Ces nouvelles façons de procéder ont eu des taux de réussite variables. Dans le pire des cas, elles ont été vues comme des tentatives du gouvernement d'utiliser les autochtones comme source de main-d'uvre bon marché. Dans le meilleur des cas, les rapports de collaboration semblent donner de bons résultats.
En décembre 1997, la FAO a organisé à son siège à Rome un atelier sur le Pluralisme et foresterie et développement rural durables, dans le but d'échanger des informations et des expériences, analyser mécanismes, méthodes et organes ayant pour vocation l'optimisation de la coopération entre les différents groupes s'occupant d'aménagement des ressources naturelles. L'atelier a vu la participation de 35 délégués (de diverses organisations, régions géographiques et disciplines). Les articles de ce numéro d'Unasylva sont des adaptations des rapports présentés à l'atelier.
Le premier article de J. Anderson, J. Clément et L.V. Crowder définit le pluralisme, en quoi il représente un potentiel important, et comment il peut servir à mieux comprendre la dynamique de la foresterie et du développement rural durables. En ce sens, il constitue une synthèse du but général de l'atelier. Il ressort clairement de cet article - comme des articles qui suivent - que l'élaboration d'une vision pluraliste en foresterie est un processus à longue échéance.
A. Bebbington et A. Kopp analysent les tentatives de réseaux de développement rural fondés sur des rapports de confiance (capital social) en partant de deux études de cas en Amérique latine. D. Babin et A. Bertrand considèrent le pluralisme en partant de l'Afrique subsahélienne et de Madagascar. S'appuyant sur des exemples d'Asie, et en particulier de l'Inde, N. Hildyard, P. Hegde, P. Wolvekamp et S. Reddy jettent un regard sévère sur les programmes de «participation» qui ne sont aucunement fondés sur la pleine reconnaissance de la répartition et du fonctionnement du pouvoir au sein des communautés locales, et de la société en général.

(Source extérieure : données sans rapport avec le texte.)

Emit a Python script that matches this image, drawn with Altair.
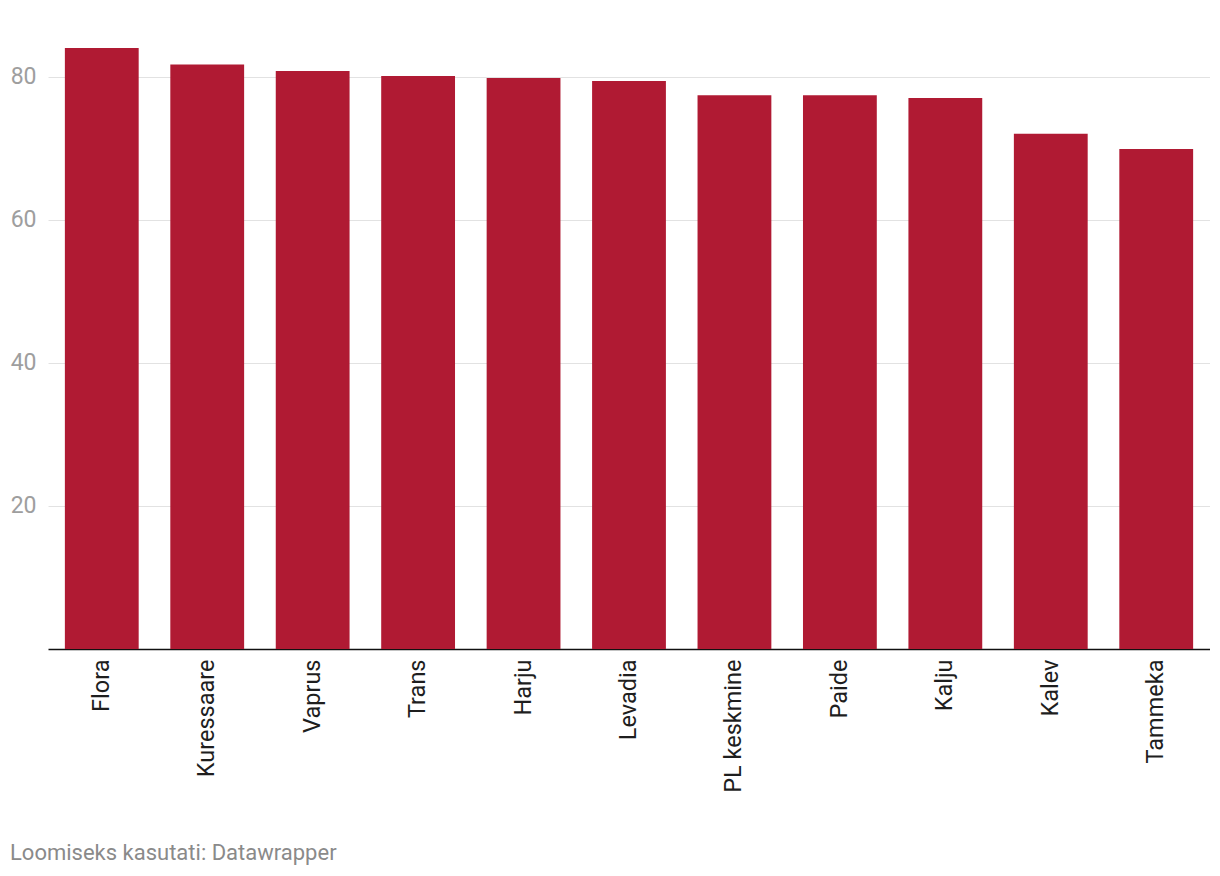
import altair as alt
import pandas as pd

teams = ["Flora", "Kuressaare", "Vaprus", "Trans", "Harju", "Levadia",
         "PL keskmine", "Paide", "Kalju", "Kalev", "Tammeka"]
values = [84.0, 81.7, 80.8, 80.1, 79.8, 79.4, 77.4, 77.4, 77.0, 72.0, 69.9]
y_ticks = [20, 40, 60, 80]
credit = "Loomiseks kasutati: Datawrapper"

df = pd.DataFrame({"team": teams, "value": values})

FONT = "Roboto"

bars = alt.Chart(df).mark_bar(color="#b01a33").encode(
    x=alt.X("team:N", sort=teams,
            scale=alt.Scale(paddingInner=0.3, paddingOuter=0.16),
            axis=alt.Axis(title=None, labelAngle=-90, labelFontSize=23.5,
                          labelColor="#1e1e1e", labelFont=FONT,
                          labelPadding=10, ticks=False, domainColor="#111111",
                          domainWidth=1.5, grid=False)),
    y=alt.Y("value:Q", scale=alt.Scale(domain=[0, 84], nice=False),
            axis=alt.Axis(title=None, values=y_ticks, labelFontSize=23,
                          labelColor="#9e9e9e", labelFont=FONT,
                          labelPadding=12, ticks=False, domain=False,
                          gridColor="#e2e2e2", gridWidth=1)),
)

credit_df = pd.DataFrame({"t": [credit]})
credit_text = alt.Chart(credit_df).mark_text(
    align="left", baseline="middle", fontSize=22, font=FONT, color="#8a8a8a"
).encode(text="t:N", x=alt.value(-38), y=alt.value(805))

chart = alt.layer(bars, credit_text).properties(
    width=1162, height=601,
    autosize=alt.AutoSizeParams(type="none"),
    padding={"left": 40, "top": 40, "right": 0, "bottom": 220},
).configure_view(stroke=None)

chart.save("out.html", embed_options={"renderer": "svg", "actions": False})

B. Vira, O. Dubois, S.E. Daniels et G. Walker présentent une vue d'ensemble des outils analytiques propres à l'étude du pluralisme dans le domaine de la foresterie et du développement rural.
La communication et l'apprentissage semblent être au cur de tous les efforts fructueux de gestion pluraliste des ressources naturelles. R. Ramírez examine l'utilisation de l'apprentissage participatif et des outils de communication pour mieux comprendre l'aménagement du milieu naturel.
L'article final de cette section thématique, par O.J. Lynch, se penche sur le besoin de législations et de politiques innovatrices et équitables afin d'assurer la prise en compte des intérêts des communautés dépendant de la forêt dans les décisions de planification et de gestion forestières.
Il ressort clairement des articles de ce numéro d'Unasylva que le pluralisme - la conciliation de multiples intérêts - dans le domaine de la foresterie est loin d'être une tâche aisée. Bien au contraire, elle est difficile et résolument «désordonnée». En outre, il existe un risque important que le terme pluralisme soit adopté comme jargon par la scène internationale uniquement pour la forme. Cependant, s'il est utilisé à bon escient et promu comme il se doit, il constituera incontestablement un atout dans le débat sur la foresterie et peut offrir une série de «mécanismes d'équilibre» visant à garantir la prise en compte des besoins fondamentaux des parties intéressées dans la planification et la mise en uvre d'une gestion durable des forêts.